Near the end of the 20-minute huddle, Cheney was officially sacked in an overwhelming voice vote.

She greeted reporters after the vote by vowing to continue the anti-Trump crusade: “I will do everything I can to ensure that the former president never again gets anywhere near the Oval Office.”

Cheney, elected to Congress in 2016, had been her party’s House Chair for about two years. She’s set to face a flood of candidates from her own party seeking to unseat her in Wyoming’s next primary, the Gillette News Record reported, and recent polls – such as a late January survey commissioned by Trump’s team – have shown her support among constituents has dropped to anemic levels.

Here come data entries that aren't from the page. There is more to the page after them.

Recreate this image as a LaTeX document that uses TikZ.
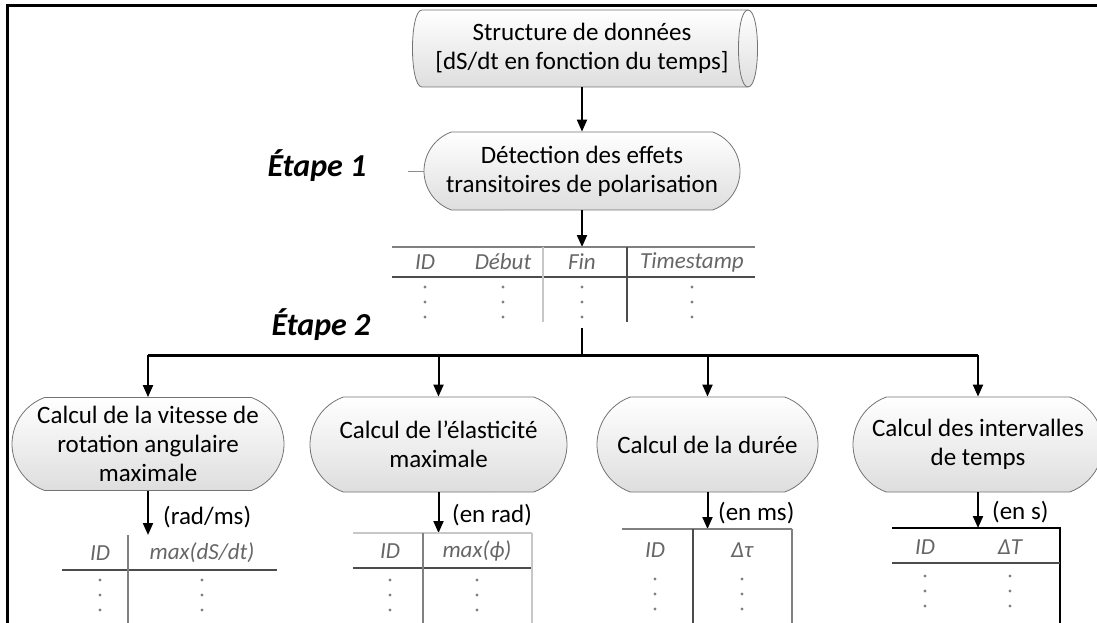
\documentclass[tikz,border=0pt]{standalone}
\usepackage{fontspec}
\setmainfont{Carlito}
\usetikzlibrary{shapes.misc,arrows.meta}
\newcommand\vdt[2]{\foreach \dy in {-15,0,15}{\fill[black!50] (#1,#2+\dy) circle (1.6);}}
\begin{document}
\begin{tikzpicture}[x=1pt,y=-1pt,
  term/.style={rounded rectangle, rounded rectangle arc length=140, draw=black!55, line width=0.8pt,
    top color=white, bottom color=black!13, align=center,
    font=\fontsize{25}{29}\selectfont, inner sep=0pt},
  arr/.style={-{Triangle[length=12pt,width=10pt]}, line width=2pt},
  hd/.style={font=\fontsize{23}{25}\selectfont\itshape, text=black!60, inner sep=0pt},
  unit/.style={font=\fontsize{25}{27}\selectfont, anchor=west, inner sep=0pt},
  etape/.style={font=\fontsize{32}{34}\selectfont\bfseries\itshape, inner sep=0pt},
  light/.style={draw=black!22, line width=2pt},
  mid/.style={draw=black!50, line width=2pt},
  dark/.style={draw=black!70, line width=2.5pt}
]
\useasboundingbox (0,0) rectangle (1097,623);
% frame
\draw[line width=3pt] (1097,6) -- (7,6) -- (7,623);

% data structure (cylinder)
\draw[draw=black!55, line width=0.8pt, top color=white, bottom color=black!13]
  (422,10) -- (748,10) .. controls (760.7,10) and (760.7,87) .. (748,87)
  -- (422,87) .. controls (409.3,87) and (409.3,10) .. (422,10) -- cycle;
\draw[draw=black!55, line width=0.8pt] (748,10) .. controls (735.3,10) and (735.3,87) .. (748,87);
\node[align=center, font=\fontsize{25}{29}\selectfont, minimum width=346pt, minimum height=77pt, inner sep=0pt]
  (data) at (582,48.5) {Structure de données\\{}[dS/dt en fonction du temps]};

% step 1
\node[term, minimum width=316pt, minimum height=78pt] (detect) at (582,171)
  {Détection des effets\\transitoires de polarisation};
\node[etape] (e1) at (317,166) {Étape 1};
\draw[draw=black!45, line width=1pt] (detect.west) -- ++(-16,0);
\draw[arr] (data.south) -- (detect.north);

% table 1
\coordinate (t1top) at (582,247);
\draw[arr] (detect.south) -- (t1top);
\draw[mid] (392,247) -- (755,247);
\draw[dark] (392,277) -- (755,277);
\draw[light] (543,247) -- (543,322);
\draw[dark, line width=2pt] (627,247) -- (627,322);
\node[hd] (c1) at (425,262) {ID};
\node[hd] (c2) at (503,262) {Début};
\node[hd] (c3) at (582,262) {Fin};
\node[hd] (c4) at (692,262) {Timestamp};
\vdt{425}{302}\vdt{503}{302}\vdt{582}{302}\vdt{692}{302}

% step 2
\node[etape] (e2) at (321,325) {Étape 2};
\coordinate (b0) at (582,328);
\coordinate (bj) at (582,355);
\node[term, minimum width=272pt, minimum height=93pt] (k1) at (148,444)
  {Calcul de la vitesse de\\rotation angulaire\\maximale};
\node[term, minimum width=257pt, minimum height=95pt] (k2) at (438.5,444.5)
  {Calcul de l'élasticité\\maximale};
\node[term, minimum width=221pt, minimum height=95pt] (k3) at (707.5,444.5)
  {Calcul de la durée};
\node[term, minimum width=250pt, minimum height=95pt] (k4) at (978,444.5)
  {Calcul des intervalles\\de temps};
\draw[line width=2.5pt] (b0) -- (bj);
\draw[line width=3pt] (k1.north |- bj) -- (k4.north |- bj);
\foreach \k in {k1,k2,k3,k4}{\draw[arr] (\k.north |- bj) -- (\k.north);}

% outputs of k1
\coordinate (o1) at (148,535);
\draw[arr] (k1.south) -- (o1);
\node[unit] (u1) at (163,517) {(rad/ms)};
\draw[dark, line width=2pt] (62,570) -- (277,570);
\draw[mid] (128,535) -- (128,623);
\node[hd] (d1a) at (100,553) {ID};
\node[hd] (d1b) at (202,553) {max(dS/dt)};
\vdt{100}{595}\vdt{202}{595}

% outputs of k2
\coordinate (o2) at (438.5,533);
\draw[arr] (k2.south) -- (o2);
\node[unit] (u2) at (452,515) {(en rad)};
\draw[light] (353,533) -- (532,533);
\draw[dark, line width=2pt] (353,568) -- (532,568);
\draw[mid] (423,533) -- (423,623);
\draw[light] (532,533) -- (532,623);
\node[hd] (d2a) at (390,551) {ID};
\node[hd] (d2b) at (477,551) {max(ϕ)};
\vdt{390}{595}\vdt{477}{595}

% outputs of k3
\coordinate (o3) at (707.5,529);
\draw[arr] (k3.south) -- (o3);
\node[unit] (u3) at (718,513) {(en ms)};
\draw[mid] (622,529) -- (792,529);
\draw[dark, line width=2pt] (693,529) -- (693,623);
\draw[mid] (792,529) -- (792,623);
\node[hd] (d3a) at (655,550) {ID};
\node[hd] (d3b) at (742,550) {Δτ};
\vdt{655}{594}\vdt{742}{594}

% outputs of k4
\coordinate (o4) at (978,528);
\draw[arr] (k4.south) -- (o4);
\node[unit] (u4) at (992,512) {(en s)};
\draw[line width=2pt] (892,528) -- (1060,528) -- (1060,623);
\draw[dark, line width=2pt] (892,563) -- (1060,563);
\node[hd] (d4a) at (925,547) {ID};
\node[hd] (d4b) at (1010,547) {ΔT};
\vdt{925}{591}\vdt{1010}{591}
\end{tikzpicture}
\end{document}
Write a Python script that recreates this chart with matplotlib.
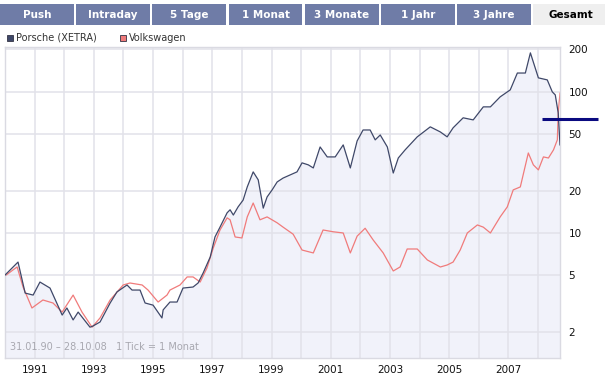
import matplotlib
matplotlib.use("Agg")
import matplotlib.pyplot as plt
from matplotlib.patches import Rectangle
from matplotlib.ticker import FixedLocator, FixedFormatter, NullLocator

# ------------------------------------------------------------
# Daten (normiert, log-Skala)
# ------------------------------------------------------------
porsche_t = [1990.08, 1990.52, 1990.76, 1991.03, 1991.26, 1991.60, 1992.01, 1992.17,
             1992.38, 1992.55, 1992.95, 1993.05, 1993.29, 1993.63, 1993.86, 1994.20,
             1994.37, 1994.64, 1994.81, 1995.08, 1995.38, 1995.42, 1995.65, 1995.89,
             1996.09, 1996.43, 1996.60, 1996.77, 1997.01, 1997.17, 1997.34, 1997.58,
             1997.68, 1997.79, 1997.95, 1998.12, 1998.26, 1998.46, 1998.63, 1998.80,
             1998.93, 1999.10, 1999.27, 1999.47, 1999.71, 1999.94, 2000.11, 2000.32,
             2000.49, 2000.72, 2000.96, 2001.23, 2001.50, 2001.74, 2001.97, 2002.17,
             2002.41, 2002.58, 2002.75, 2002.99, 2003.19, 2003.36, 2003.59, 2004.00,
             2004.44, 2004.78, 2005.01, 2005.21, 2005.55, 2005.89, 2006.23, 2006.47,
             2006.80, 2007.14, 2007.38, 2007.65, 2007.82, 2008.09, 2008.39, 2008.56,
             2008.66, 2008.76, 2008.82]
porsche_v = [5.03, 6.22, 3.75, 3.63, 4.49, 4.07, 2.62, 2.94,
             2.42, 2.75, 2.15, 2.19, 2.34, 3.19, 3.82, 4.28,
             3.94, 3.94, 3.19, 3.08, 2.50, 2.85, 3.24, 3.24,
             4.07, 4.14, 4.42, 5.20, 6.76, 9.37, 11.0, 13.9,
             14.6, 13.4, 15.3, 17.1, 21.2, 27.1, 23.8, 15.0,
             18.0, 20.2, 23.0, 24.5, 25.8, 27.1, 31.4, 30.4,
             28.9, 40.7, 34.6, 34.6, 42.1, 28.9, 44.9, 53.7,
             53.7, 45.7, 49.5, 40.7, 26.6, 34.0, 38.8, 48.0,
             56.5, 52.0, 48.0, 55.6, 65.5, 63.3, 78.3, 78.3,
             92.2, 103.3, 136.0, 136.0, 189.0, 125.7, 121.6, 100.0,
             95.2, 71.0, 42.1]

vw_t = [1990.08, 1990.35, 1990.49, 1990.69, 1990.99, 1991.36, 1991.70, 1992.01,
        1992.38, 1992.68, 1993.02, 1993.29, 1993.63, 1994.07, 1994.30, 1994.71,
        1994.91, 1995.25, 1995.55, 1995.65, 1995.99, 1996.23, 1996.43, 1996.67,
        1996.90, 1997.11, 1997.34, 1997.58, 1997.68, 1997.85, 1998.08, 1998.26,
        1998.46, 1998.69, 1998.93, 1999.27, 1999.47, 1999.81, 2000.11, 2000.49,
        2000.82, 2001.16, 2001.50, 2001.74, 2001.97, 2002.24, 2002.51, 2002.85,
        2003.19, 2003.42, 2003.66, 2004.00, 2004.34, 2004.78, 2005.01, 2005.21,
        2005.45, 2005.69, 2006.03, 2006.23, 2006.47, 2006.80, 2007.04, 2007.24,
        2007.48, 2007.75, 2007.92, 2008.09, 2008.26, 2008.43, 2008.60, 2008.73,
        2008.76, 2008.82]
vw_v = [4.96, 5.47, 5.74, 4.14, 2.94, 3.35, 3.19, 2.75,
        3.63, 2.75, 2.15, 2.50, 3.35, 4.28, 4.42, 4.28,
        3.94, 3.24, 3.63, 3.94, 4.28, 4.88, 4.88, 4.49,
        5.65, 7.80, 10.5, 12.8, 12.4, 9.37, 9.22, 13.0,
        16.3, 12.4, 13.0, 11.8, 11.0, 9.8, 7.57, 7.22,
        10.5, 10.2, 10.0, 7.22, 9.5, 10.8, 8.93, 7.22,
        5.38, 5.74, 7.70, 7.70, 6.44, 5.74, 5.93, 6.22,
        7.57, 10.0, 11.4, 11.0, 10.0, 13.0, 15.3, 20.2,
        21.2, 36.9, 30.4, 28.0, 34.6, 34.0, 38.8, 45.7,
        71.0, 98.0]

kurs_marke = 64.0  # aktueller Kurs (dunkelblaue Linie)

jahre = [1991, 1993, 1995, 1997, 1999, 2001, 2003, 2005, 2007]
y_ticks = [2, 5, 10, 20, 50, 100, 200]
tabs = ["Push", "Intraday", "5 Tage", "1 Monat", "3 Monate", "1 Jahr", "3 Jahre", "Gesamt"]
legende = ["Porsche (XETRA)", "Volkswagen"]
zeitraum = "31.01.90 \u2013 28.10.08   1 Tick = 1 Monat"

c_porsche = "#3f4869"
c_vw = "#f07b7b"
c_tab = "#6f7ca7"
c_grid = "#e2e2ea"

# ------------------------------------------------------------
# Figur
# ------------------------------------------------------------
W, H = 605, 376
fig = plt.figure(figsize=(W / 100, H / 100), dpi=100)
fig.patch.set_facecolor("white")

ax = fig.add_axes([5 / W, 1 - 358 / H, 555 / W, 311 / H])
ax.set_yscale("log")
ax.set_xlim(1990.08, 2008.82)
ax.set_ylim(1.30, 208)

ax.fill_between(porsche_t, porsche_v, 1.0, color="#f1f2fa", lw=0, zorder=0.3)
ax.plot(porsche_t, porsche_v, color=c_porsche, lw=0.9, zorder=3)
ax.plot(vw_t, vw_v, color=c_vw, lw=0.9, zorder=2)

# Gitter
ax.set_axisbelow(True)
ax.xaxis.set_major_locator(FixedLocator([j + 0.08 for j in jahre]))
ax.xaxis.set_major_formatter(FixedFormatter([str(j) for j in jahre]))
ax.xaxis.set_minor_locator(FixedLocator([j + 0.08 for j in range(1990, 2009)]))
ax.yaxis.set_major_locator(FixedLocator(y_ticks))
ax.yaxis.set_major_formatter(FixedFormatter([str(v) for v in y_ticks]))
ax.yaxis.set_minor_locator(NullLocator())
ax.grid(True, which="both", axis="x", color=c_grid, lw=1.1)
ax.grid(True, which="major", axis="y", color=c_grid, lw=1.1)
ax.yaxis.tick_right()
ax.tick_params(axis="both", which="both", length=0, labelsize=7.5, colors="#111111")
ax.tick_params(axis="x", pad=5)
ax.tick_params(axis="y", pad=6)
for s in ax.spines.values():
    s.set_color("#dadae2")
    s.set_linewidth(1.0)

ax.text(0.009, 0.035, zeitraum, transform=ax.transAxes, fontsize=7,
        color="#a8a8b0", ha="left", va="center")

# ------------------------------------------------------------
# Reiter, Legende und Kursmarke (Pixelkoordinaten)
# ------------------------------------------------------------
ui = fig.add_axes([0, 0, 1, 1], facecolor="none")
ui.set_xlim(0, W)
ui.set_ylim(H, 0)
ui.axis("off")

for i, name in enumerate(tabs):
    x0 = i * 76.2
    aktiv = name == "Gesamt"
    ui.add_patch(Rectangle((x0, 4), 73.8, 21, facecolor="#efefef" if aktiv else c_tab,
                           edgecolor="none"))
    ui.text(x0 + 37, 15, name, ha="center", va="center", fontsize=7.5,
            fontweight="bold", color="black" if aktiv else "white")

for x0, farbe, name in [(7, c_porsche, legende[0]), (120, c_vw, legende[1])]:
    ui.add_patch(Rectangle((x0, 35), 6, 6, facecolor=farbe, edgecolor="#333344", lw=0.6))
    ui.text(x0 + 9, 38, name, ha="left", va="center", fontsize=7, color="#333333")

# Kursmarke: über Datenkoordinate auf Pixel abbilden
y_px = H - ax.transData.transform((2008.0, kurs_marke))[1]
ui.plot([542, 598], [y_px, y_px], color="#0a0a80", lw=2.2, solid_capstyle="butt")

fig.savefig("out.png", dpi=100)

Stefanik was elected out of an upstate New York district in 2014 at the age of 30, becoming, at that time, the youngest woman ever elected to Congress. A fellow New Yorker, 29-year-old Democrat Alexandria Ocasio-Cortez, claimed the record from Stefanik in 2018.

Stefanik was initially known as a more pragmatic and moderate Republican, though she – cautiously – supported Trump as her party’s 2016 nominee, according to sweeping New York Times and Wall Street Journal profiles. As Trump made his mark on the GOP as president, however, Stefanik emerged as something of a MAGA convert and by 2019 was one of Trump’s most staunch and vocal defenders in the House.

That included a much-publicized dustup with Rep. Adam Schiff, D-Calif., during the hearings leading up to Trump’s first impeachment, a performance that earned Stefanik a powerful fan. “A new Republican star is born. Great going @EliseStefanik!” Trump tweeted in November 2019 along with a video clip from the hearings.

Stefanik has won each of her congressional elections with at least 55% of the vote and in 2018 created Elevate PAC, a fundraising venture designed to aid Republican women candidates nationwide.